### Task goal
Write out the entire listing below exactly, with the pictures left out.

### Collected material
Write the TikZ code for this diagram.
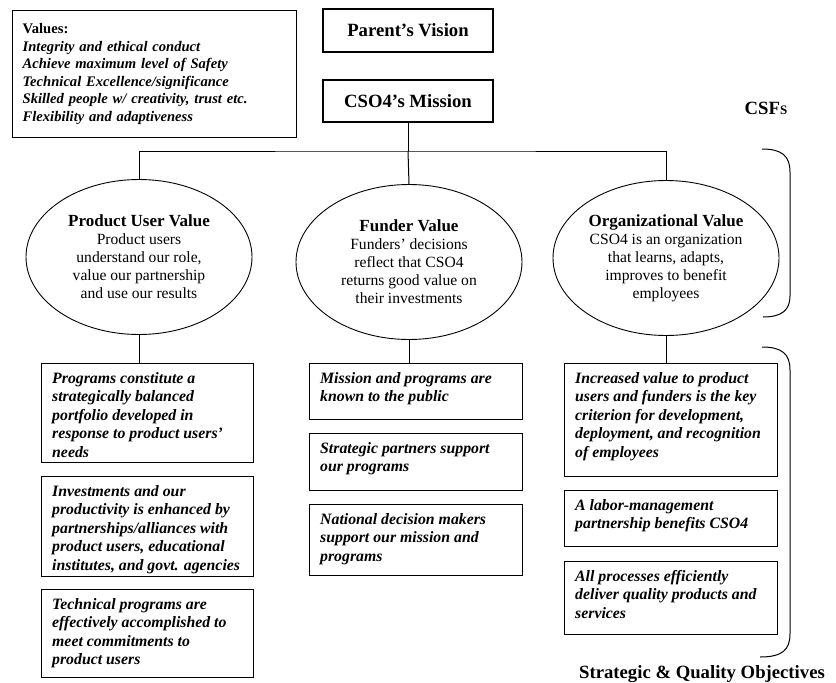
\documentclass[tikz,border=0pt]{standalone}
\usepackage{fontspec}
\setmainfont{Liberation Serif}
\usetikzlibrary{shapes.geometric}

\begin{document}
\begin{tikzpicture}[x=1pt,y=-1pt,
    cadre/.style={draw, line width=1.3pt, inner sep=0pt, anchor=north west},
    valeur/.style={draw, ellipse, line width=0.9pt, minimum width=226pt, minimum height=155pt,
        inner sep=0pt, align=center, font=\fontsize{15.6}{18}\selectfont},
    objectif/.style={anchor=north west, align=left, inner sep=0pt,
        font=\fontsize{15.8}{18.5}\selectfont\bfseries\itshape},
    titre/.style={font=\fontsize{18.7}{21}\selectfont\bfseries},
    lien/.style={line width=1pt}]

    % Cadre de l'image
    \clip (0,0) rectangle (836,683);

    % Valeurs
    \node[cadre, minimum width=284pt, minimum height=127pt, text width=264pt, inner xsep=10pt,
        align=left, font=\fontsize{14.6}{17.5}\selectfont\bfseries\itshape] (valeurs) at (12,10)
        {{\upshape Values:}\\
         Integrity and ethical conduct\\
         Achieve maximum level of Safety\\
         Technical Excellence/significance\\
         Skilled people w/ creativity, trust etc.\\
         Flexibility and adaptiveness};

    % Vision et mission
    \node[cadre, anchor=center, minimum width=170pt, minimum height=43pt, titre] (vision) at (408,30.5) {Parent’s Vision};
    \node[cadre, anchor=center, minimum width=170pt, minimum height=42pt, titre] (mission) at (408,101) {CSO4’s Mission};

    % Les trois valeurs (CSFs)
    \node[valeur] (usager) at (139,257)
        {{\fontsize{17}{20}\selectfont\bfseries Product User Value}\\
         Product users\\ understand our role,\\ value our partnership\\ and use our results};
    \node[valeur] (bailleur) at (409,262)
        {{\fontsize{17}{20}\selectfont\bfseries Funder Value}\\
         Funders’ decisions\\ reflect that CSO4\\ returns good value on\\ their investments};
    \node[valeur] (orga) at (666,258)
        {{\fontsize{17}{20}\selectfont\bfseries Organizational Value}\\
         CSO4 is an organization\\ that learns, adapts,\\ improves to benefit\\ employees};

    % Arborescence
    \coordinate (partage) at (408,151);
    \draw[lien] (mission) -- (partage);
    \draw[lien] (usager.north) |- (partage) -| (orga.north);
    \draw[lien] (partage) -- (bailleur.north);

    % Objectifs : colonne usagers
    \node[cadre, minimum width=212pt, minimum height=99pt] (usager1) at (41,363) {};
    \node[cadre, minimum width=212pt, minimum height=100pt] (usager2) at (41,476) {};
    \node[cadre, minimum width=212pt, minimum height=88pt] (usager3) at (41,589) {};
    \node[objectif] (t-usager1) at ([xshift=11pt,yshift=-9pt]usager1.north west)
        {Programs constitute a\\ strategically balanced\\ portfolio developed in\\ response to product users’\\ needs};
    \node[objectif] (t-usager2) at ([xshift=11pt,yshift=-9pt]usager2.north west)
        {Investments and our\\ productivity is enhanced by\\ partnerships/alliances with\\ product users, educational\\ institutes, and govt. agencies};
    \node[objectif] (t-usager3) at ([xshift=11pt,yshift=-9pt]usager3.north west)
        {Technical programs are\\ effectively accomplished to\\ meet commitments to\\ product users};

    % Objectifs : colonne bailleurs
    \node[cadre, minimum width=213pt, minimum height=56pt] (bailleur1) at (309,363) {};
    \node[cadre, minimum width=213pt, minimum height=57pt] (bailleur2) at (309,433) {};
    \node[cadre, minimum width=213pt, minimum height=71pt] (bailleur3) at (309,504) {};
    \node[objectif] (t-bailleur1) at ([xshift=11pt,yshift=-9pt]bailleur1.north west)
        {Mission and programs are\\ known to the public};
    \node[objectif] (t-bailleur2) at ([xshift=11pt,yshift=-9pt]bailleur2.north west)
        {Strategic partners support\\ our programs};
    \node[objectif] (t-bailleur3) at ([xshift=11pt,yshift=-9pt]bailleur3.north west)
        {National decision makers\\ support our mission and\\ programs};

    % Objectifs : colonne organisation
    \node[cadre, minimum width=213pt, minimum height=113pt] (orga1) at (564,363) {};
    \node[cadre, minimum width=213pt, minimum height=56pt] (orga2) at (564,490) {};
    \node[cadre, minimum width=213pt, minimum height=73pt] (orga3) at (564,561) {};
    \node[objectif] (t-orga1) at ([xshift=11pt,yshift=-9pt]orga1.north west)
        {Increased value to product\\ users and funders is the key\\ criterion for development,\\ deployment, and recognition\\ of employees};
    \node[objectif] (t-orga2) at ([xshift=11pt,yshift=-9pt]orga2.north west)
        {A labor-management\\ partnership benefits CSO4};
    \node[objectif] (t-orga3) at ([xshift=11pt,yshift=-9pt]orga3.north west)
        {All processes efficiently\\ deliver quality products and\\ services};

    % Liens valeurs -> objectifs
    \foreach \v in {usager,bailleur,orga}
        \draw[lien] (\v.south) -- (\v.south |- \v1.north);

    % Accolades et titres
    \draw[lien] (762,149) .. controls (782,149) and (790,156) .. (790,172) -- (790,296)
        .. controls (790,310) and (782,317) .. (763,317);
    \draw[lien] (762,347) .. controls (782,347) and (790,354) .. (790,370) -- (790,634)
        .. controls (790,650) and (782,657) .. (760,657);
    \node[titre] (csf) at (766,108) {CSF{\fontsize{13}{15}\selectfont S}};
    \node[titre, anchor=base] (objectifs) at (702,678) {Strategic \& Quality Objectives};
\end{tikzpicture}
\end{document}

### Answer to this exercise
Write the TikZ code for this diagram.
\documentclass[tikz,border=0pt]{standalone}
\usepackage{fontspec}
\setmainfont{Liberation Serif}
\usetikzlibrary{shapes.geometric}

\begin{document}
\begin{tikzpicture}[x=1pt,y=-1pt,
    cadre/.style={draw, line width=1.3pt, inner sep=0pt, anchor=north west},
    valeur/.style={draw, ellipse, line width=0.9pt, minimum width=226pt, minimum height=155pt,
        inner sep=0pt, align=center, font=\fontsize{15.6}{18}\selectfont},
    objectif/.style={anchor=north west, align=left, inner sep=0pt,
        font=\fontsize{15.8}{18.5}\selectfont\bfseries\itshape},
    titre/.style={font=\fontsize{18.7}{21}\selectfont\bfseries},
    lien/.style={line width=1pt}]

    % Cadre de l'image
    \clip (0,0) rectangle (836,683);

    % Valeurs
    \node[cadre, minimum width=284pt, minimum height=127pt, text width=264pt, inner xsep=10pt,
        align=left, font=\fontsize{14.6}{17.5}\selectfont\bfseries\itshape] (valeurs) at (12,10)
        {{\upshape Values:}\\
         Integrity and ethical conduct\\
         Achieve maximum level of Safety\\
         Technical Excellence/significance\\
         Skilled people w/ creativity, trust etc.\\
         Flexibility and adaptiveness};

    % Vision et mission
    \node[cadre, anchor=center, minimum width=170pt, minimum height=43pt, titre] (vision) at (408,30.5) {Parent’s Vision};
    \node[cadre, anchor=center, minimum width=170pt, minimum height=42pt, titre] (mission) at (408,101) {CSO4’s Mission};

    % Les trois valeurs (CSFs)
    \node[valeur] (usager) at (139,257)
        {{\fontsize{17}{20}\selectfont\bfseries Product User Value}\\
         Product users\\ understand our role,\\ value our partnership\\ and use our results};
    \node[valeur] (bailleur) at (409,262)
        {{\fontsize{17}{20}\selectfont\bfseries Funder Value}\\
         Funders’ decisions\\ reflect that CSO4\\ returns good value on\\ their investments};
    \node[valeur] (orga) at (666,258)
        {{\fontsize{17}{20}\selectfont\bfseries Organizational Value}\\
         CSO4 is an organization\\ that learns, adapts,\\ improves to benefit\\ employees};

    % Arborescence
    \coordinate (partage) at (408,151);
    \draw[lien] (mission) -- (partage);
    \draw[lien] (usager.north) |- (partage) -| (orga.north);
    \draw[lien] (partage) -- (bailleur.north);

    % Objectifs : colonne usagers
    \node[cadre, minimum width=212pt, minimum height=99pt] (usager1) at (41,363) {};
    \node[cadre, minimum width=212pt, minimum height=100pt] (usager2) at (41,476) {};
    \node[cadre, minimum width=212pt, minimum height=88pt] (usager3) at (41,589) {};
    \node[objectif] (t-usager1) at ([xshift=11pt,yshift=-9pt]usager1.north west)
        {Programs constitute a\\ strategically balanced\\ portfolio developed in\\ response to product users’\\ needs};
    \node[objectif] (t-usager2) at ([xshift=11pt,yshift=-9pt]usager2.north west)
        {Investments and our\\ productivity is enhanced by\\ partnerships/alliances with\\ product users, educational\\ institutes, and govt. agencies};
    \node[objectif] (t-usager3) at ([xshift=11pt,yshift=-9pt]usager3.north west)
        {Technical programs are\\ effectively accomplished to\\ meet commitments to\\ product users};

    % Objectifs : colonne bailleurs
    \node[cadre, minimum width=213pt, minimum height=56pt] (bailleur1) at (309,363) {};
    \node[cadre, minimum width=213pt, minimum height=57pt] (bailleur2) at (309,433) {};
    \node[cadre, minimum width=213pt, minimum height=71pt] (bailleur3) at (309,504) {};
    \node[objectif] (t-bailleur1) at ([xshift=11pt,yshift=-9pt]bailleur1.north west)
        {Mission and programs are\\ known to the public};
    \node[objectif] (t-bailleur2) at ([xshift=11pt,yshift=-9pt]bailleur2.north west)
        {Strategic partners support\\ our programs};
    \node[objectif] (t-bailleur3) at ([xshift=11pt,yshift=-9pt]bailleur3.north west)
        {National decision makers\\ support our mission and\\ programs};

    % Objectifs : colonne organisation
    \node[cadre, minimum width=213pt, minimum height=113pt] (orga1) at (564,363) {};
    \node[cadre, minimum width=213pt, minimum height=56pt] (orga2) at (564,490) {};
    \node[cadre, minimum width=213pt, minimum height=73pt] (orga3) at (564,561) {};
    \node[objectif] (t-orga1) at ([xshift=11pt,yshift=-9pt]orga1.north west)
        {Increased value to product\\ users and funders is the key\\ criterion for development,\\ deployment, and recognition\\ of employees};
    \node[objectif] (t-orga2) at ([xshift=11pt,yshift=-9pt]orga2.north west)
        {A labor-management\\ partnership benefits CSO4};
    \node[objectif] (t-orga3) at ([xshift=11pt,yshift=-9pt]orga3.north west)
        {All processes efficiently\\ deliver quality products and\\ services};

    % Liens valeurs -> objectifs
    \foreach \v in {usager,bailleur,orga}
        \draw[lien] (\v.south) -- (\v.south |- \v1.north);

    % Accolades et titres
    \draw[lien] (762,149) .. controls (782,149) and (790,156) .. (790,172) -- (790,296)
        .. controls (790,310) and (782,317) .. (763,317);
    \draw[lien] (762,347) .. controls (782,347) and (790,354) .. (790,370) -- (790,634)
        .. controls (790,650) and (782,657) .. (760,657);
    \node[titre] (csf) at (766,108) {CSF{\fontsize{13}{15}\selectfont S}};
    \node[titre, anchor=base] (objectifs) at (702,678) {Strategic \& Quality Objectives};
\end{tikzpicture}
\end{document}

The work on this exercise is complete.